→ **Data segment**

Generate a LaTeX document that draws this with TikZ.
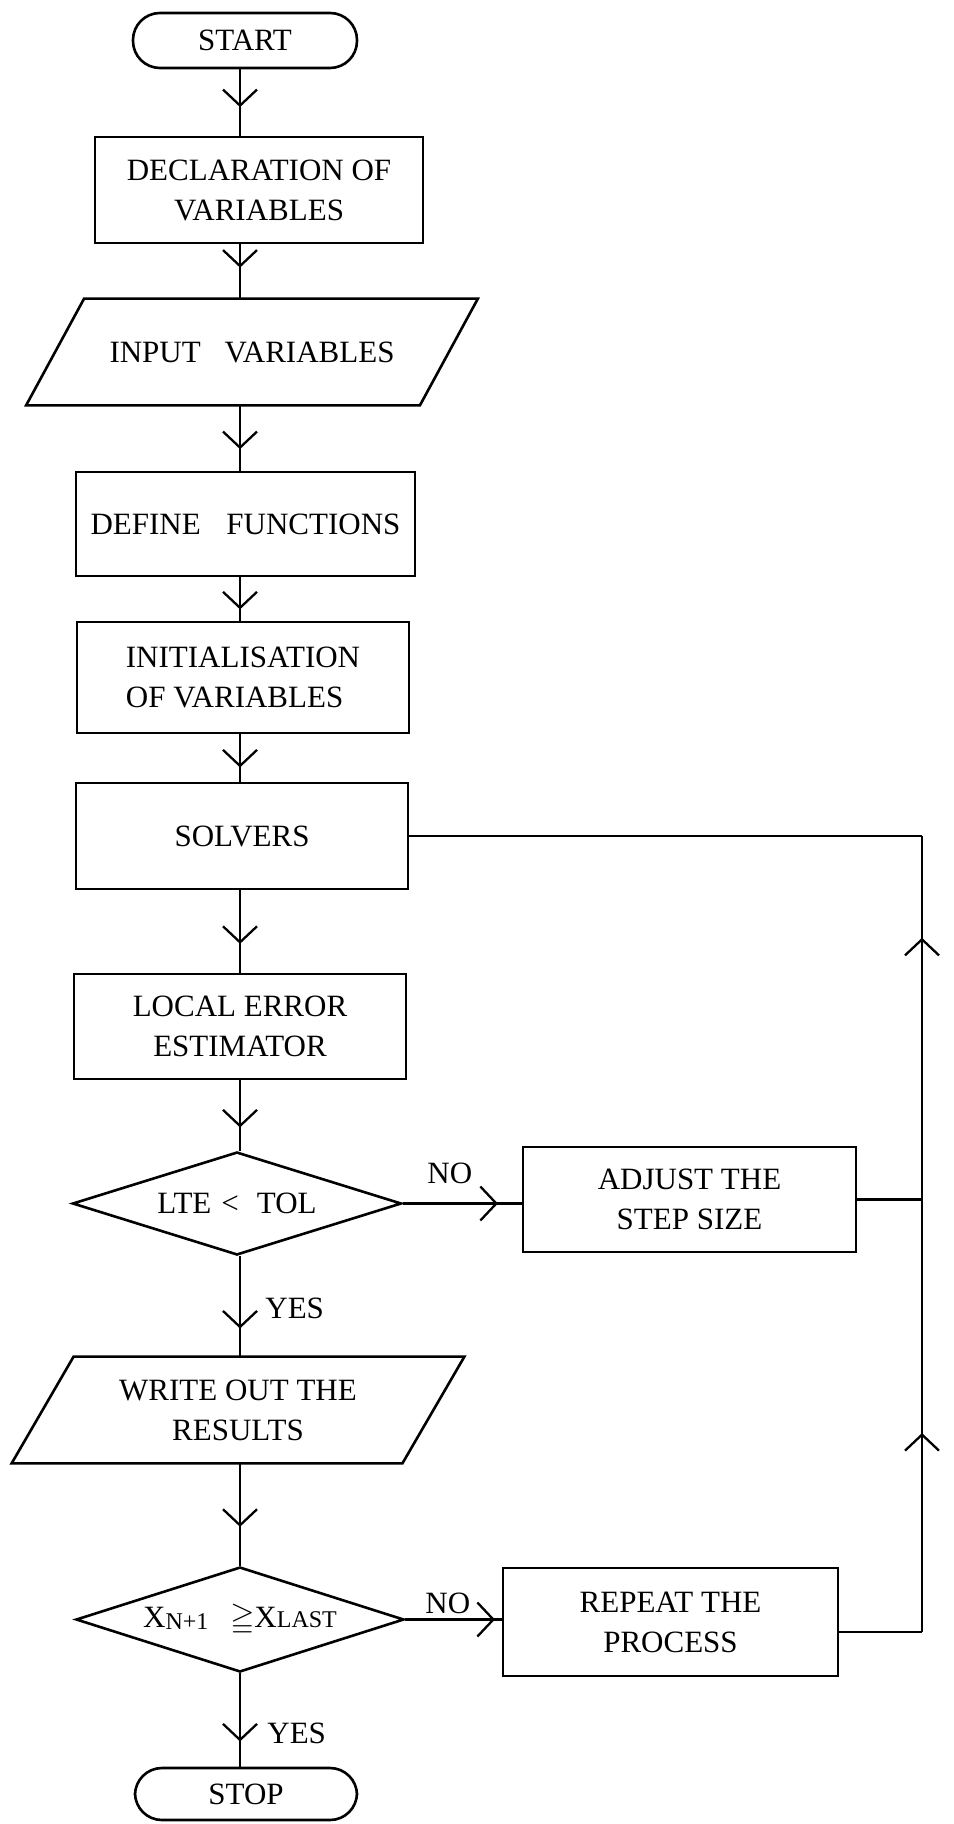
\documentclass[tikz,border=0pt]{standalone}
\usepackage{amssymb}
\usepackage{fontspec}
\setmainfont{Liberation Serif}
\usetikzlibrary{shapes.geometric,arrows.meta,decorations.markings,calc}
\newcommand\myparaframe[2]{\draw[boxline] ([xshift=#2]#1.north west) -- ([xshift=#2]#1.north east) -- ([xshift=-#2]#1.south east) -- ([xshift=-#2]#1.south west) -- cycle;}
\begin{document}
\begin{tikzpicture}[x=0.5pt,y=-0.5pt,
  every node/.style={font=\fontsize{15.5}{20}\selectfont, inner sep=0pt},
  boxline/.style={line width=1.3pt},
  procbox/.style={draw, boxline, rectangle, align=center},
  termbox/.style={draw, boxline, rectangle, rounded corners=13.5pt, minimum width=112pt, minimum height=27.5pt},
  decbox/.style={draw, boxline, diamond, aspect=3.2, inner sep=0pt},
  parabox/.style={rectangle, minimum height=53pt, align=center},
  flow/.style={line width=1.15pt},
  chev/.style={postaction={decorate}, decoration={markings, mark=at position #1 with {\arrow{Straight Barb[length=8pt,width=17pt]}}}},
]
\useasboundingbox (0,0) rectangle (953,1824);

% column coordinates
\coordinate (col) at (240,0);
\coordinate (rc) at (922,0);

% nodes
\node[termbox] (start) at (245,40.5) {START};
\node[procbox, minimum width=164pt, minimum height=53pt] (decl) at (259,190) {DECLARATION OF\\VARIABLES};
\node[parabox, minimum width=196.5pt] (input) at (252,352) {INPUT\hspace{8pt} VARIABLES};
\myparaframe{input}{14.5pt}
\node[procbox, minimum width=169.5pt, minimum height=52pt] (define) at (245.5,524) {DEFINE\hspace{9pt} FUNCTIONS};
\node[procbox, align=left, minimum width=166pt, minimum height=55.5pt] (init) at (243,677.5) {INITIALISATION\\OF VARIABLES};
\node[procbox, minimum width=166pt, minimum height=53pt] (solvers) at (242,836) {SOLVERS};
\node[procbox, minimum width=166pt, minimum height=52.5pt] (local) at (240,1026.5) {LOCAL ERROR\\ESTIMATOR};
\node[decbox, minimum width=164.5pt, minimum height=51.5pt] (lte) at (237,1203.5) {LTE\hspace{5pt}<\hspace{9pt}TOL};
\node[procbox, minimum width=166.5pt, minimum height=52.5pt] (adjust) at (689.5,1199.5) {ADJUST THE\\STEP SIZE};
\node[parabox, minimum width=195pt] (write) at (238,1410) {WRITE OUT THE\\RESULTS};
\myparaframe{write}{15.5pt}
\node[decbox, minimum width=164pt, minimum height=52.5pt] (last) at (240,1619.5) {X\raisebox{-1pt}{\fontsize{12}{14}\selectfont N+1}\hspace{11pt}$\geqq$X{\fontsize{12}{14}\selectfont LAST}};
\node[procbox, minimum width=167.5pt, minimum height=54pt] (repeat) at (670.5,1622) {REPEAT THE\\PROCESS};
\node[termbox, minimum width=111pt, minimum height=26pt] (stop) at (246,1794) {STOP};

% labels
\node[anchor=base west] (no1) at (427,1183) {NO};
\node[anchor=base west] (no2) at (425,1613) {NO};
\node[anchor=base west] (yes1) at (265,1318) {YES};
\node[anchor=base west] (yes2) at (267,1743) {YES};

% main flow
\draw[flow, chev=0.57] (start.south -| col) -- (decl.north -| col);
\draw[flow, chev=0.43] (decl.south -| col) -- (input.north -| col);
\draw[flow, chev=0.67] (input.south -| col) -- (define.north -| col);
\draw[flow, chev=0.74] (define.south -| col) -- (init.north -| col);
\draw[flow, chev=0.70] (init.south -| col) -- (solvers.north -| col);
\draw[flow, chev=0.65] (solvers.south -| col) -- (local.north -| col);
\draw[flow, chev=0.67] (local.south -| col) -- (lte.north -| col);
\draw[flow, chev=0.72] (lte.south -| col) -- (write.north -| col);
\draw[flow, chev=0.62] (write.south -| col) -- (last.north -| col);
\draw[flow, chev=0.73] (last.south -| col) -- (stop.north -| col);

% side branches
\draw[flow, chev=0.80] (lte.east) -- (lte.east -| adjust.west);
\draw[flow, chev=0.93] (last.east) -- (last.east -| repeat.west);

% loop back
\draw[flow] ([yshift=-5pt]repeat.east) -- ([yshift=-5pt]repeat.east -| rc) coordinate (j1);
\draw[flow, chev=0.46] (j1) -- (adjust.east -| rc);
\draw[flow] (adjust.east) -- (adjust.east -| rc);
\draw[flow, chev=0.72] (adjust.east -| rc) -- (solvers.east -| rc);
\draw[flow] (solvers.east -| rc) -- (solvers.east);
\end{tikzpicture}
\end{document}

→ **Task description**
Exactly as written, please give again the lines from the beginning of the listing through the line containing "(rc) at (922,0);", inclusive, without any pictures.

→ **Output for this task**
Generate a LaTeX document that draws this with TikZ.
\documentclass[tikz,border=0pt]{standalone}
\usepackage{amssymb}
\usepackage{fontspec}
\setmainfont{Liberation Serif}
\usetikzlibrary{shapes.geometric,arrows.meta,decorations.markings,calc}
\newcommand\myparaframe[2]{\draw[boxline] ([xshift=#2]#1.north west) -- ([xshift=#2]#1.north east) -- ([xshift=-#2]#1.south east) -- ([xshift=-#2]#1.south west) -- cycle;}
\begin{document}
\begin{tikzpicture}[x=0.5pt,y=-0.5pt,
  every node/.style={font=\fontsize{15.5}{20}\selectfont, inner sep=0pt},
  boxline/.style={line width=1.3pt},
  procbox/.style={draw, boxline, rectangle, align=center},
  termbox/.style={draw, boxline, rectangle, rounded corners=13.5pt, minimum width=112pt, minimum height=27.5pt},
  decbox/.style={draw, boxline, diamond, aspect=3.2, inner sep=0pt},
  parabox/.style={rectangle, minimum height=53pt, align=center},
  flow/.style={line width=1.15pt},
  chev/.style={postaction={decorate}, decoration={markings, mark=at position #1 with {\arrow{Straight Barb[length=8pt,width=17pt]}}}},
]
\useasboundingbox (0,0) rectangle (953,1824);

% column coordinates
\coordinate (col) at (240,0);
\coordinate (rc) at (922,0);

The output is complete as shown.